■ Data records
--- start ---

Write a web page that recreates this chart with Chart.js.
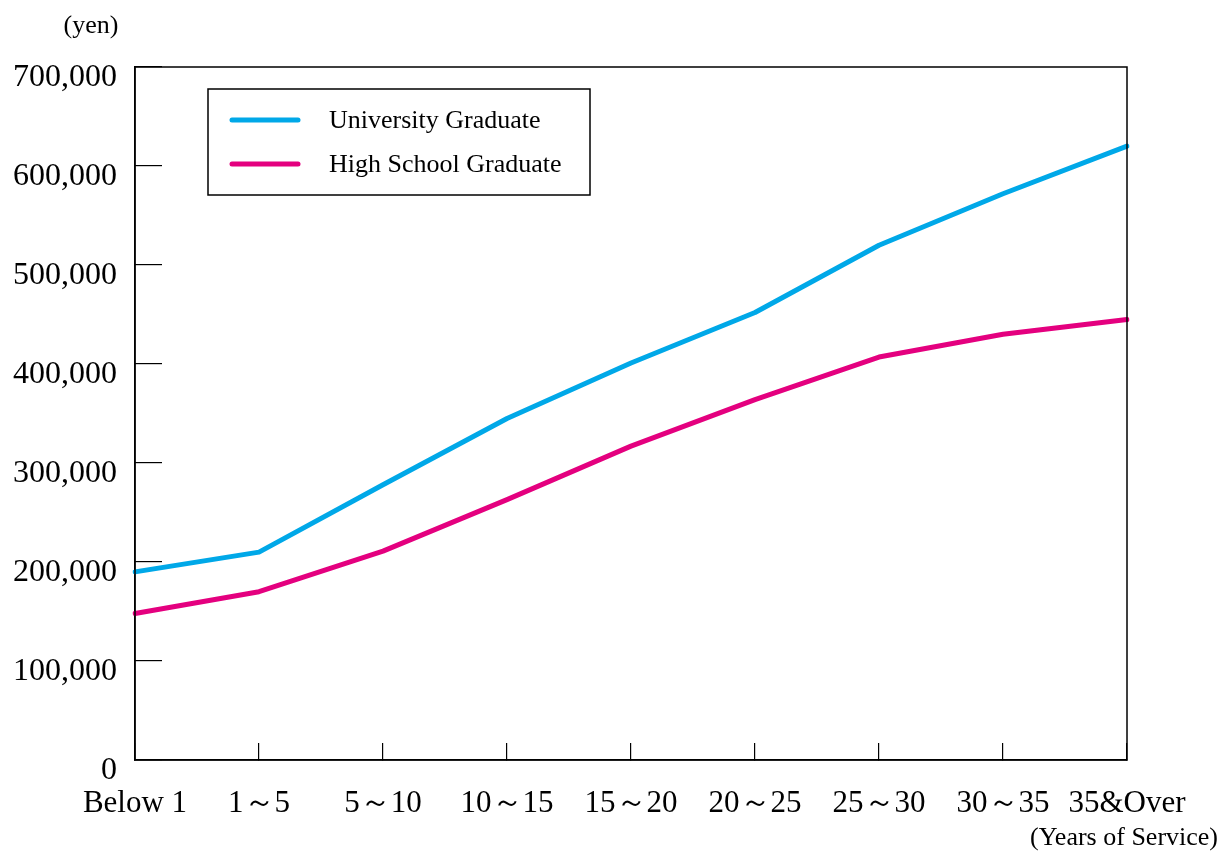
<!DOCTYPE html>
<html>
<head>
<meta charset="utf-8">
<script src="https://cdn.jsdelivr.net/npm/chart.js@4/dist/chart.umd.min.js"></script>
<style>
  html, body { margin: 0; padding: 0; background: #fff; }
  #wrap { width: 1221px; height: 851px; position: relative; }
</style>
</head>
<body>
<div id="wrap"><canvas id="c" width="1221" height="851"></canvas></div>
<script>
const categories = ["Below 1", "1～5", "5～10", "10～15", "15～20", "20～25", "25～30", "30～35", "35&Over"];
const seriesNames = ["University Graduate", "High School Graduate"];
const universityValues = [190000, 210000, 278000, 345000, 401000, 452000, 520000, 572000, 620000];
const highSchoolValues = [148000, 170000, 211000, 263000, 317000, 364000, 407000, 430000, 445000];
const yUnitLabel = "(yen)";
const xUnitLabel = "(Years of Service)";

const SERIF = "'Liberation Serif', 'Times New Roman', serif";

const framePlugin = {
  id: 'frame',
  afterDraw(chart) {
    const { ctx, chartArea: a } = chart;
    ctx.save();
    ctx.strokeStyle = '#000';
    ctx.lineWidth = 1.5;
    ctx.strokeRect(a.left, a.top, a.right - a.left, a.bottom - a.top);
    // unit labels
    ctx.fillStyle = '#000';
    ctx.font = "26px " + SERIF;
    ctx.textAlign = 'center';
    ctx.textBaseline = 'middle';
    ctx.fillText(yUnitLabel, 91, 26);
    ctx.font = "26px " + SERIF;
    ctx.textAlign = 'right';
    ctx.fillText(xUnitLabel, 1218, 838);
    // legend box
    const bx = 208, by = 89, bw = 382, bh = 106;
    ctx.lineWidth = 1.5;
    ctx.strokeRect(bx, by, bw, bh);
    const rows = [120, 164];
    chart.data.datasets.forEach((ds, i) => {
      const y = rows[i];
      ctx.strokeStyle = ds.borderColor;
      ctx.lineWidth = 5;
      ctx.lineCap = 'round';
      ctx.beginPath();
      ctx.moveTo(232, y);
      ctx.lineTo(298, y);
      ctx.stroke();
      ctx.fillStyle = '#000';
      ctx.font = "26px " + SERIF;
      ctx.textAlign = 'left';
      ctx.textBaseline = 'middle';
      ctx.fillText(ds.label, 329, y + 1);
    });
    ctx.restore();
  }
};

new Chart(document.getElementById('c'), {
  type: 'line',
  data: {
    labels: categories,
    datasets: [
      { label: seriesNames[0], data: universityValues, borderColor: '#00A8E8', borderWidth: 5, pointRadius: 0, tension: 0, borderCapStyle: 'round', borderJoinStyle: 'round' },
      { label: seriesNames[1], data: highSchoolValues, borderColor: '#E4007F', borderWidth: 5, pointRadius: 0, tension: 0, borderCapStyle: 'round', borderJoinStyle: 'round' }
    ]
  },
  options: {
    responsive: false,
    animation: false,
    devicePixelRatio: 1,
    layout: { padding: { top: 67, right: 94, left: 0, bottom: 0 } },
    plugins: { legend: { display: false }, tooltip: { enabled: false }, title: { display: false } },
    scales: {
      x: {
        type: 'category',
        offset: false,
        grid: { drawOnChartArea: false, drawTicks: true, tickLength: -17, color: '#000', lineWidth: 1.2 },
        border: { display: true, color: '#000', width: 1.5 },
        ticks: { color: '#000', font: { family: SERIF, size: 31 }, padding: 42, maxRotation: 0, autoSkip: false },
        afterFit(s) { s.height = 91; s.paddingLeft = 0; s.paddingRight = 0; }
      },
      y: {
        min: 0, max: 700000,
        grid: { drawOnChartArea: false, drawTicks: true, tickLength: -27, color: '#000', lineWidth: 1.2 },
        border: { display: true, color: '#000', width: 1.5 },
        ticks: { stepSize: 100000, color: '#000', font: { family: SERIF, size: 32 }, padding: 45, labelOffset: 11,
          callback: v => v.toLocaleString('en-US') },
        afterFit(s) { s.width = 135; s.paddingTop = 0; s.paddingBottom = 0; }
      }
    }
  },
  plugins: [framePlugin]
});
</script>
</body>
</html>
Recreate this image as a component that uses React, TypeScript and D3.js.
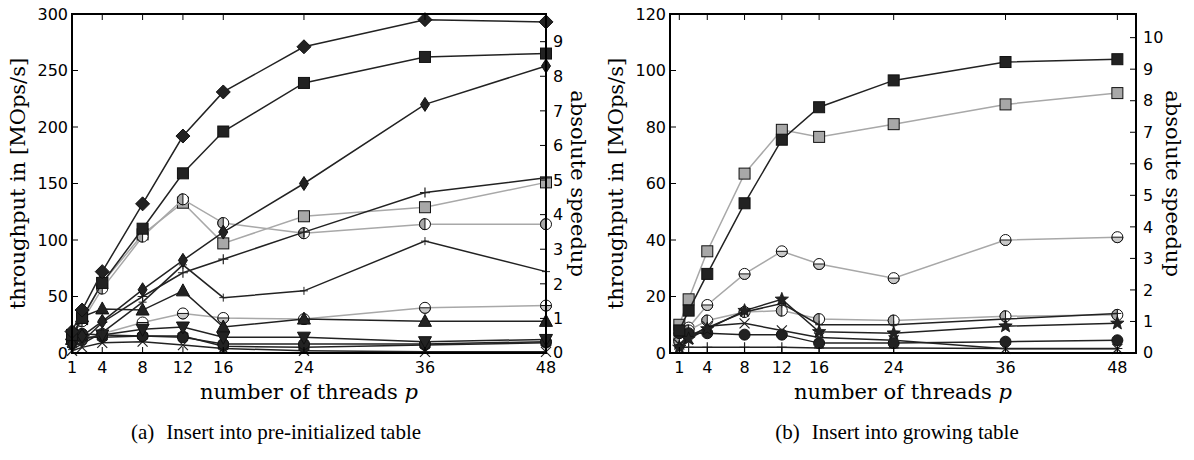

--- end ---

■ Your objective
All of the records need repeating exactly, except for the pictures.

■ Response
Write a web page that recreates this chart with Chart.js.
<!DOCTYPE html>
<html>
<head>
<meta charset="utf-8">
<script src="https://cdn.jsdelivr.net/npm/chart.js@4/dist/chart.umd.min.js"></script>
<style>
  html, body { margin: 0; padding: 0; background: #fff; }
  #wrap { width: 1221px; height: 851px; position: relative; }
</style>
</head>
<body>
<div id="wrap"><canvas id="c" width="1221" height="851"></canvas></div>
<script>
const categories = ["Below 1", "1～5", "5～10", "10～15", "15～20", "20～25", "25～30", "30～35", "35&Over"];
const seriesNames = ["University Graduate", "High School Graduate"];
const universityValues = [190000, 210000, 278000, 345000, 401000, 452000, 520000, 572000, 620000];
const highSchoolValues = [148000, 170000, 211000, 263000, 317000, 364000, 407000, 430000, 445000];
const yUnitLabel = "(yen)";
const xUnitLabel = "(Years of Service)";

const SERIF = "'Liberation Serif', 'Times New Roman', serif";

const framePlugin = {
  id: 'frame',
  afterDraw(chart) {
    const { ctx, chartArea: a } = chart;
    ctx.save();
    ctx.strokeStyle = '#000';
    ctx.lineWidth = 1.5;
    ctx.strokeRect(a.left, a.top, a.right - a.left, a.bottom - a.top);
    // unit labels
    ctx.fillStyle = '#000';
    ctx.font = "26px " + SERIF;
    ctx.textAlign = 'center';
    ctx.textBaseline = 'middle';
    ctx.fillText(yUnitLabel, 91, 26);
    ctx.font = "26px " + SERIF;
    ctx.textAlign = 'right';
    ctx.fillText(xUnitLabel, 1218, 838);
    // legend box
    const bx = 208, by = 89, bw = 382, bh = 106;
    ctx.lineWidth = 1.5;
    ctx.strokeRect(bx, by, bw, bh);
    const rows = [120, 164];
    chart.data.datasets.forEach((ds, i) => {
      const y = rows[i];
      ctx.strokeStyle = ds.borderColor;
      ctx.lineWidth = 5;
      ctx.lineCap = 'round';
      ctx.beginPath();
      ctx.moveTo(232, y);
      ctx.lineTo(298, y);
      ctx.stroke();
      ctx.fillStyle = '#000';
      ctx.font = "26px " + SERIF;
      ctx.textAlign = 'left';
      ctx.textBaseline = 'middle';
      ctx.fillText(ds.label, 329, y + 1);
    });
    ctx.restore();
  }
};

new Chart(document.getElementById('c'), {
  type: 'line',
  data: {
    labels: categories,
    datasets: [
      { label: seriesNames[0], data: universityValues, borderColor: '#00A8E8', borderWidth: 5, pointRadius: 0, tension: 0, borderCapStyle: 'round', borderJoinStyle: 'round' },
      { label: seriesNames[1], data: highSchoolValues, borderColor: '#E4007F', borderWidth: 5, pointRadius: 0, tension: 0, borderCapStyle: 'round', borderJoinStyle: 'round' }
    ]
  },
  options: {
    responsive: false,
    animation: false,
    devicePixelRatio: 1,
    layout: { padding: { top: 67, right: 94, left: 0, bottom: 0 } },
    plugins: { legend: { display: false }, tooltip: { enabled: false }, title: { display: false } },
    scales: {
      x: {
        type: 'category',
        offset: false,
        grid: { drawOnChartArea: false, drawTicks: true, tickLength: -17, color: '#000', lineWidth: 1.2 },
        border: { display: true, color: '#000', width: 1.5 },
        ticks: { color: '#000', font: { family: SERIF, size: 31 }, padding: 42, maxRotation: 0, autoSkip: false },
        afterFit(s) { s.height = 91; s.paddingLeft = 0; s.paddingRight = 0; }
      },
      y: {
        min: 0, max: 700000,
        grid: { drawOnChartArea: false, drawTicks: true, tickLength: -27, color: '#000', lineWidth: 1.2 },
        border: { display: true, color: '#000', width: 1.5 },
        ticks: { stepSize: 100000, color: '#000', font: { family: SERIF, size: 32 }, padding: 45, labelOffset: 11,
          callback: v => v.toLocaleString('en-US') },
        afterFit(s) { s.width = 135; s.paddingTop = 0; s.paddingBottom = 0; }
      }
    }
  },
  plugins: [framePlugin]
});
</script>
</body>
</html>
Recreate this image as a component that uses React, TypeScript and D3.js.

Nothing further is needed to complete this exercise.